Sinead O’Connor’s Estate Makes Demand of Trump

Sinead O'Connor's Estate Makes Demand of Trump

(RepublicanPress.org) – Irish singer, songwriter, and activist Sinéad O’Connor stirred up more than her share of controversy during her nearly 40-year musical career. For instance, she outraged Catholics when she tore up a photograph of Pope John Paul II during a 1992 “Saturday Night Live” performance. She died of natural causes in July 2023, but her estate still struggles to protect what it views as her legacy, most recently by sending a request to former President Donald Trump’s campaign.

On March 4, The Associated Press reported that O’Connor’s estate and longtime label, Chrysalis Records, issued a statement demanding that Donald Trump immediately “desist from using her music.” The former president had reportedly played her biggest hit, “Nothing Compares 2 U,” at a recent Maryland campaign event.

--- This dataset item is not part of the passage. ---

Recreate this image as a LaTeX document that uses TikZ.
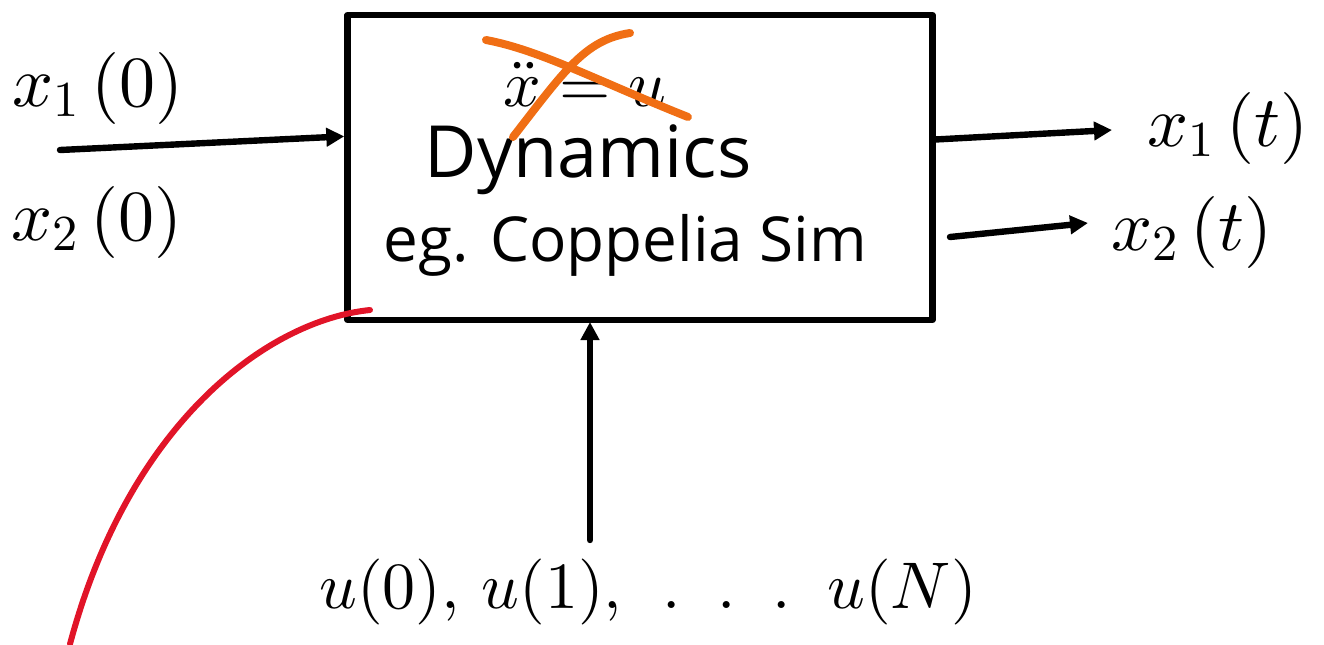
\documentclass[tikz,border=0pt]{standalone}
\usepackage{fontspec}
\setmainfont{Open Sans}
\DeclareFontShape{OML}{cmm}{m}{it}{<->cmmi10}{\skewchar\font=127 }
\DeclareFontShape{OT1}{cmr}{m}{n}{<->cmr10}{}
\DeclareFontShape{OMS}{cmsy}{m}{n}{<->cmsy10}{\skewchar\font=48 }
\usetikzlibrary{arrows.meta,calc}
\definecolor{penorange}{RGB}{240,110,20}
\definecolor{penred}{RGB}{225,20,40}
\begin{document}
\begin{tikzpicture}[x=0.5pt,y=-0.5pt,
  pen/.style={line width=3.2pt,line cap=round,line join=round},
  arr/.style={pen,-{Triangle[length=9pt,width=9pt]}},
  lbl/.style={inner sep=0pt,font=\fontsize{36}{40}\selectfont},
  intext/.style={inner sep=0pt,font=\fontsize{36}{40}\selectfont}]
\useasboundingbox (0,0) rectangle (1324,644);
% box
\node[pen,draw,minimum width=292.5pt,minimum height=152.5pt,inner sep=0pt] (box) at (640,167.5) {};
% inner texts
\node[inner sep=0pt,font=\fontsize{33}{36}\selectfont] (old) at (585,84) {$\ddot{x} = u$};
\node[intext] (dyn) at (588,160) {Dynamics};
\node[intext,font=\fontsize{31}{34}\selectfont] (sim) at (625,245) {eg. Coppelia Sim};
% crossing out
\draw[line width=4pt,line cap=round,penorange] (486,40) .. controls (540,50) and (600,82) .. (688,117);
\draw[line width=4pt,line cap=round,penorange] (513,137) .. controls (565,70) and (585,40) .. (630,33);
% left inputs
\node[lbl] (x10) at (98,88) {$x_1\,(0)$};
\node[lbl] (x20) at (97,222) {$x_2\,(0)$};
\coordinate (lin) at (60,150);
\draw[arr] (lin) -- ($(box.north west)!0.40!(box.south west)$);
% right outputs
\node[lbl] (x1t) at (1228,128) {$x_1\,(t)$};
\node[lbl] (x2t) at (1192,232) {$x_2\,(t)$};
\coordinate (r1) at (1112,130);
\coordinate (r2s) at (950,237);
\coordinate (r2) at (1088,223);
\draw[arr] ($(box.north east)!0.41!(box.south east)$) -- (r1);
\draw[arr] (r2s) -- (r2);
% bottom input
\node[lbl,font=\fontsize{33}{36}\selectfont] (u) at (648,592) {$u(0),\, u(1),\;\, .\;\;.\;\;.\;\; u(N)$};
\coordinate (ub) at (590,540);
\draw[arr] (ub) -- (590,322);
% red stroke
\draw[line width=3pt,line cap=round,penred] (370,310) .. controls (270,320) and (130,420) .. (70,644);
\end{tikzpicture}
\end{document}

The statement advised that O’Connor “lived by a fierce moral code” characterized by “fairness,” “kindness,” “honesty,” and “decency towards her fellow human beings.” Therefore, her estate was outraged when it discovered the former president had used her iconic performance of Prince’s song “at his political rallies.”

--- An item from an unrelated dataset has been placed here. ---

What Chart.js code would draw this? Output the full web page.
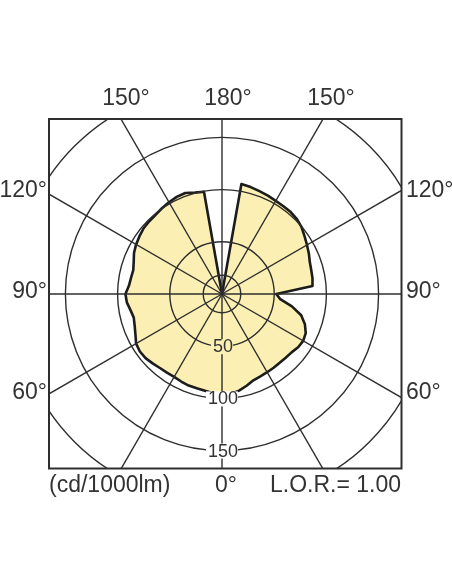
<!DOCTYPE html>
<html>
<head>
<meta charset="utf-8">
<script src="https://cdn.jsdelivr.net/npm/chart.js@4/dist/chart.umd.min.js"></script>
<style>
  html, body { margin: 0; padding: 0; background: #fff; overflow: hidden; }
  body { width: 452px; height: 584px; position: relative; }
  #wrap { position: absolute; left: -39px; top: 33px; width: 522px; height: 522px; }
</style>
</head>
<body>
<div id="wrap"><canvas id="polar"></canvas></div>
<script>
// angle around the diagram, clockwise from the top (180° at top, 0° at bottom)
const angles = [
  0, 5, 10, 15, 20, 25, 30, 35, 40, 45, 50, 55,
  60, 65, 70, 75, 80, 85, 90, 95, 100, 105, 110, 115,
  120, 125, 130, 135, 140, 145, 150, 155, 160, 165, 170, 175,
  180, 185, 190, 195, 200, 205, 210, 215, 220, 225, 230, 235,
  240, 245, 250, 255, 260, 265, 270, 275, 280, 285, 290, 295,
  300, 305, 310, 315, 320, 325, 330, 335, 340, 345, 350, 355
];

// luminous intensity, cd/1000lm
const intensity = [
  0, 0, 107, 106, 104.8, 104, 103, 102.6, 102.4, 101.5, 99.5, 96.5,
  94, 91.8, 89.5, 88.5, 88, 87, 52, 56, 68, 78.5, 84.5, 88.5,
  89.8, 89, 87, 86.3, 86, 86.2, 86.5, 87, 88, 91, 94, 96,
  97, 95.5, 94, 93.5, 93.3, 92.5, 91.7, 92, 92.5, 94, 95.6, 96,
  95, 91.5, 89, 87.5, 89, 91.5, 92.5, 89.5, 88.5, 88, 90, 93,
  95, 96.5, 98, 98.5, 99, 100.3, 101.5, 102.6, 103, 100.5, 99.5, 0
];

const ringValues = [0, 18, 50, 100, 150, 200];
const ringLabels = [50, 100, 150];

const topLabels = ['150°', '180°', '150°'];
const sideLabels = ['120°', '90°', '60°'];
const unitLabel = '(cd/1000lm)';
const zeroLabel = '0°';
const lorLabel = 'L.O.R.= 1.00';

const lineColor = '#2e2e2e';
const textColor = '#333';
const fillColor = '#fcefb4';

// frame of the diagram, canvas pixels
const box = { left: 88, top: 86, right: 440.5, bottom: 435.5 };

const framePlugin = {
  id: 'frame',
  beforeDraw(chart) {
    const ctx = chart.ctx;
    ctx.save();
    ctx.beginPath();
    ctx.rect(box.left, box.top, box.right - box.left, box.bottom - box.top);
    ctx.clip();
  },
  afterDraw(chart) {
    const ctx = chart.ctx;
    ctx.restore();
    const r = chart.scales.r;

    // ring values along the 0° spoke
    ctx.save();
    ctx.font = '18px "Liberation Sans", Arial, sans-serif';
    ctx.textAlign = 'center';
    ctx.textBaseline = 'middle';
    ringLabels.forEach((v, i) => {
      const y = r.yCenter + r.getDistanceFromCenterForValue(v);
      const w = ctx.measureText(String(v)).width + 2;
      ctx.fillStyle = i === 0 ? fillColor : '#fff';
      ctx.fillRect(r.xCenter - w / 2, y - 7, w, 15);
      ctx.fillStyle = textColor;
      ctx.fillText(String(v), r.xCenter + 1, y + 1);
    });
    ctx.restore();

    // frame
    ctx.save();
    ctx.strokeStyle = lineColor;
    ctx.lineWidth = 2;
    ctx.strokeRect(box.left, box.top, box.right - box.left, box.bottom - box.top);
    ctx.restore();

    // angle labels
    ctx.save();
    ctx.fillStyle = textColor;
    ctx.font = '23px "Liberation Sans", Arial, sans-serif';
    ctx.textBaseline = 'alphabetic';
    ctx.textAlign = 'center';
    ctx.fillText(topLabels[0], 165, 72);
    ctx.fillText(topLabels[1], 267, 72);
    ctx.fillText(topLabels[2], 370, 72);
    const sideY = [163.5, 264.5, 366];
    ctx.textAlign = 'right';
    sideLabels.forEach((t, i) => ctx.fillText(t, 86, sideY[i]));
    ctx.textAlign = 'left';
    sideLabels.forEach((t, i) => ctx.fillText(t, 445, sideY[i]));

    ctx.textAlign = 'left';
    ctx.fillText(unitLabel, 88, 458.5);
    ctx.textAlign = 'center';
    ctx.fillText(zeroLabel, 265, 458.5);
    ctx.textAlign = 'right';
    ctx.fillText(lorLabel, 440, 458.5);
    ctx.restore();
  }
};

const ctx = document.getElementById('polar').getContext('2d');

new Chart(ctx, {
  type: 'radar',
  data: {
    labels: angles,
    datasets: [{
      data: intensity,
      borderColor: '#1c1c1c',
      borderWidth: 2.6,
      backgroundColor: fillColor,
      fill: true,
      pointRadius: 0,
      tension: 0
    }]
  },
  options: {
    responsive: true,
    maintainAspectRatio: false,
    devicePixelRatio: 1,
    animation: false,
    layout: { padding: 0 },
    elements: { line: { borderJoinStyle: 'round' } },
    plugins: {
      legend: { display: false },
      tooltip: { enabled: false }
    },
    scales: {
      r: {
        min: 0,
        max: 250,
        startAngle: 0,
        afterBuildTicks: (scale) => {
          scale.ticks = ringValues.map(v => ({ value: v }));
        },
        ticks: { display: false, z: 1 },
        pointLabels: { display: false },
        grid: {
          circular: true,
          color: lineColor,
          lineWidth: 1.4,
          z: 1
        },
        angleLines: {
          color: (c) => (c.index % 6 === 0 ? lineColor : 'transparent'),
          lineWidth: 1.4
        }
      }
    }
  },
  plugins: [framePlugin]
});
</script>
</body>
</html>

O’Connor’s estate explained that she “would have been disgusted, hurt, and insulted” to learn that her work had been “misrepresented” by an individual she openly referred to as “a Biblical devil.” The statement concluded by noting that “as the guardians of [O’Connor’s] legacy,” it demanded Trump and his associates stop playing her music.

BBC News reported that this wasn’t the first instance of a musician, or their estate, asking Trump to stop using their songs at campaign events. For instance, The Rolling Stones sent cease and desist letters to Trump after learning he played the group’s iconic “You Can’t Always Get What You Want” at a 2016 campaign rally. Rhianna and Adele also complained about Trump’s unauthorized use of their music.

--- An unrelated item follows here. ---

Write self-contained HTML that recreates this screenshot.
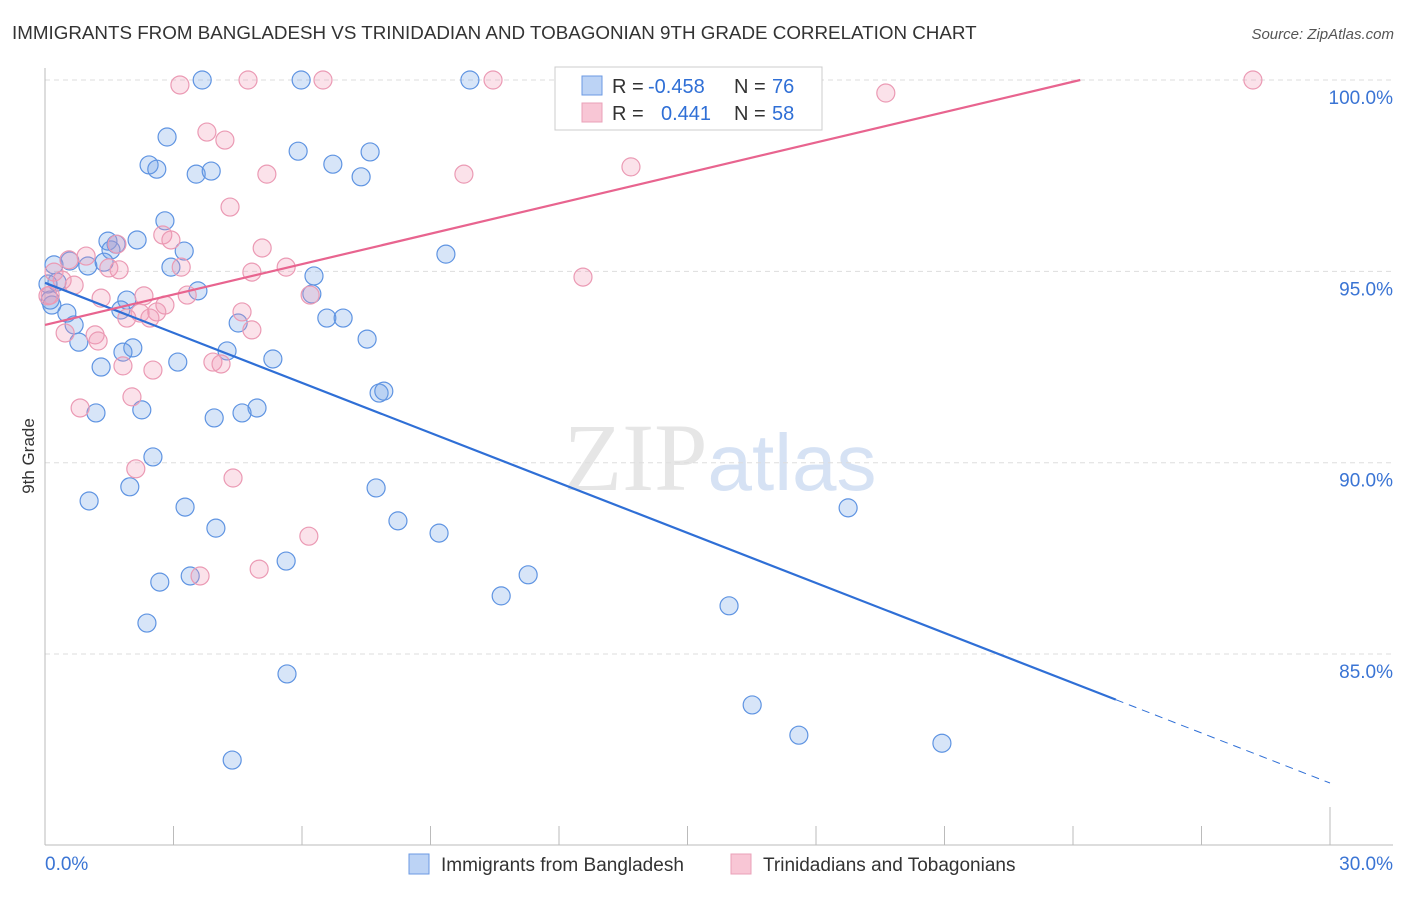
<!DOCTYPE html>
<html><head><meta charset="utf-8"><style>
body{margin:0;background:#fff;font-family:"Liberation Sans",sans-serif}
svg text{font-family:"Liberation Sans",sans-serif}
</style></head><body>
<svg id="chart" width="1406" height="892" xmlns="http://www.w3.org/2000/svg">
<text x="12" y="39" font-size="18.8" fill="#333">IMMIGRANTS FROM BANGLADESH VS TRINIDADIAN AND TOBAGONIAN 9TH GRADE CORRELATION CHART</text>
<text x="1394" y="39" font-size="15" fill="#555" text-anchor="end" font-style="italic">Source: ZipAtlas.com</text>
<text x="720" y="490" font-size="96" text-anchor="middle" fill="#e6e6e6"><tspan font-family="Liberation Serif">ZIP</tspan><tspan fill="#d6e2f4" font-size="80">atlas</tspan></text>
<g id="grid"></g>
<g id="axes"></g>
<g id="pts"></g>
<g id="trend"></g>
<text transform="translate(34,456) rotate(-90)" font-size="17" fill="#333" text-anchor="middle">9th Grade</text>
<g>
<rect x="555" y="67" width="267" height="63" fill="#fff" stroke="#ccc"/>
<rect x="582" y="76" width="20" height="19" fill="#bcd3f5" stroke="#6b9ae3"/>
<rect x="582" y="103" width="20" height="19" fill="#f8c6d5" stroke="#eaa0b8"/>
<text x="612" y="93" font-size="20" fill="#333">R =</text>
<text x="648" y="93" font-size="20" fill="#2f6fd6">-0.458</text>
<text x="734" y="93" font-size="20" fill="#333">N =</text>
<text x="772" y="93" font-size="20" fill="#2f6fd6">76</text>
<text x="612" y="120" font-size="20" fill="#333">R =</text>
<text x="661" y="120" font-size="20" fill="#2f6fd6">0.441</text>
<text x="734" y="120" font-size="20" fill="#333">N =</text>
<text x="772" y="120" font-size="20" fill="#2f6fd6">58</text>
</g>
<g>
<rect x="409" y="854" width="20" height="20" fill="#bcd3f5" stroke="#6b9ae3"/>
<text x="441" y="871" font-size="19" fill="#333">Immigrants from Bangladesh</text>
<rect x="731" y="854" width="20" height="20" fill="#f8c6d5" stroke="#eaa0b8"/>
<text x="763" y="871" font-size="19" fill="#333">Trinidadians and Tobagonians</text>
</g>
</svg>
<script>
const blueX=[3.67,5.98,9.92,2.85,2.43,2.61,3.53,3.88,5.91,6.72,7.59,7.38,2.80,1.47,2.15,1.66,1.54,3.25,9.36,0.21,0.58,1.00,1.38,2.94,6.28,0.28,0.07,3.57,6.23,1.91,0.16,0.51,1.77,6.58,6.96,4.51,0.68,0.79,2.05,1.82,4.25,7.52,3.10,5.32,1.31,7.80,7.91,2.26,1.19,4.95,4.60,3.95,2.52,1.98,1.03,7.73,3.27,8.24,3.99,9.20,18.75,5.63,2.68,3.39,11.28,10.65,15.97,2.38,5.65,16.51,17.60,20.94,4.37,0.12];
const blueY=[100,100,100,98.51,97.78,97.67,97.54,97.62,98.14,97.80,98.12,97.47,96.32,95.79,95.82,95.71,95.56,95.53,95.45,95.17,95.27,95.14,95.24,95.11,94.88,94.72,94.67,94.49,94.41,94.25,94.12,93.91,93.99,93.78,93.78,93.65,93.60,93.15,93.00,92.89,92.92,93.23,92.63,92.71,92.50,91.82,91.87,91.38,91.30,91.43,91.30,91.17,90.15,89.37,89.00,89.34,88.84,88.48,88.29,88.16,88.82,87.43,86.88,87.04,87.07,86.52,86.26,85.81,84.48,83.67,82.88,82.67,82.23,94.25];
const pinkX=[3.15,4.74,6.49,10.46,28.20,19.63,3.78,4.20,13.68,5.18,9.78,4.32,2.75,2.94,5.07,0.96,1.68,0.56,1.49,1.73,3.18,5.63,4.83,12.56,0.21,0.40,0.68,0.07,2.31,1.31,3.32,6.19,2.80,4.60,2.61,2.22,1.91,2.45,4.83,1.17,0.47,1.24,3.92,4.11,1.82,2.52,2.03,0.82,2.12,4.39,6.16,5.00,3.62,0.12];
const pinkY=[99.87,100,100,100,100,99.66,98.64,98.43,97.73,97.54,97.54,96.68,95.95,95.82,95.61,95.40,95.71,95.30,95.09,95.04,95.11,95.11,94.98,94.85,94.98,94.77,94.64,94.36,94.36,94.30,94.38,94.38,94.12,93.94,93.94,93.91,93.78,93.78,93.47,93.34,93.39,93.18,92.63,92.58,92.53,92.42,91.72,91.43,89.84,89.60,88.08,87.22,87.04,94.38];
const blueTrend=[94.70,81.63]; // y at x=0, x=30
const blueSolidEnd=[25.0];
const pinkTrend=[93.60,0.2648]; // intercept, slope
const yTicks=[100,95,90,85];
const yTickLabels=["100.0%","95.0%","90.0%","85.0%"];
const xTicks=[0,3,6,9,12,15,18,21,24,27,30];
const xLabels=["0.0%","30.0%"];
const NS="http://www.w3.org/2000/svg";
const sx=v=>45+v/30*1285;
const sy=v=>80+(100-v)*38.27;
function mk(p,t,a){const e=document.createElementNS(NS,t);for(const k in a)e.setAttribute(k,a[k]);document.getElementById(p).appendChild(e);return e;}
yTicks.forEach((v,i)=>{
 const l=mk('grid','line',{x1:45,x2:1393,y1:sy(v),y2:sy(v),stroke:'#ddd','stroke-dasharray':'5,4'});
 
 
 const t=mk('grid','text',{x:1393,y:sy(v)+24,'font-size':19,fill:'#3a74d4','text-anchor':'end'});
 t.textContent=yTickLabels[i];
 
 
});
const ax=mk('axes','line',{x1:45,x2:1393,y1:845,y2:845,stroke:'#bbb'});


const ay=mk('axes','line',{x1:45,x2:45,y1:68,y2:845,stroke:'#bbb'});


xTicks.forEach((v,i)=>{
 const t=mk('axes','line',{x1:sx(v),x2:sx(v),y1:(i==0||i==xTicks.length-1)?807:826,y2:845,stroke:'#bbb'});
 
 
});
[[0,'start',45],[1,'end',1393]].forEach(([i,a,x])=>{
 const t=mk('axes','text',{x:x,y:870,'font-size':19,fill:'#3a74d4','text-anchor':a});
 t.textContent=xLabels[i];
 
 
});
function pts(X,Y,fill,stroke,name){X.forEach((x,i)=>{
 const c=mk('pts','circle',{cx:sx(x),cy:sy(Y[i]),r:9,fill:fill,stroke:stroke,'stroke-width':1.2});
 
 
});}
pts(blueX,blueY,'rgba(110,160,230,0.28)','#5f94e2','bangladesh-point');
pts(pinkX,pinkY,'rgba(240,150,180,0.28)','#eb9ab4','trinidad-point');
const by=x=>blueTrend[0]+(blueTrend[1]-blueTrend[0])*x/30;
const b1=mk('trend','line',{x1:sx(0),y1:sy(by(0)),x2:sx(blueSolidEnd[0]),y2:sy(by(blueSolidEnd[0])),stroke:'#2f6fd6','stroke-width':2.2});


const b2=mk('trend','line',{x1:sx(blueSolidEnd[0]),y1:sy(by(blueSolidEnd[0])),x2:sx(30),y2:sy(by(30)),stroke:'#2f6fd6','stroke-width':1,'stroke-dasharray':'8,6'});


const pxEnd=(100-pinkTrend[0])/pinkTrend[1];
const p1=mk('trend','line',{x1:sx(0),y1:sy(pinkTrend[0]),x2:sx(pxEnd),y2:sy(100),stroke:'#e8648f','stroke-width':2.2});


</script>
</body></html>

In 2018, Italian tenor Luciano Pavarotti’s family expressed outrage at Trump’s use of Nessun Dorma, one of the singer’s most famous arias, at multiple campaign events. His widow, Nicoletta Mantovani Pavarotti, told a local newspaper that the “world vision proposed” by Trump wasn’t compatible with the “values of brotherhood and solidarity” promoted by her late husband.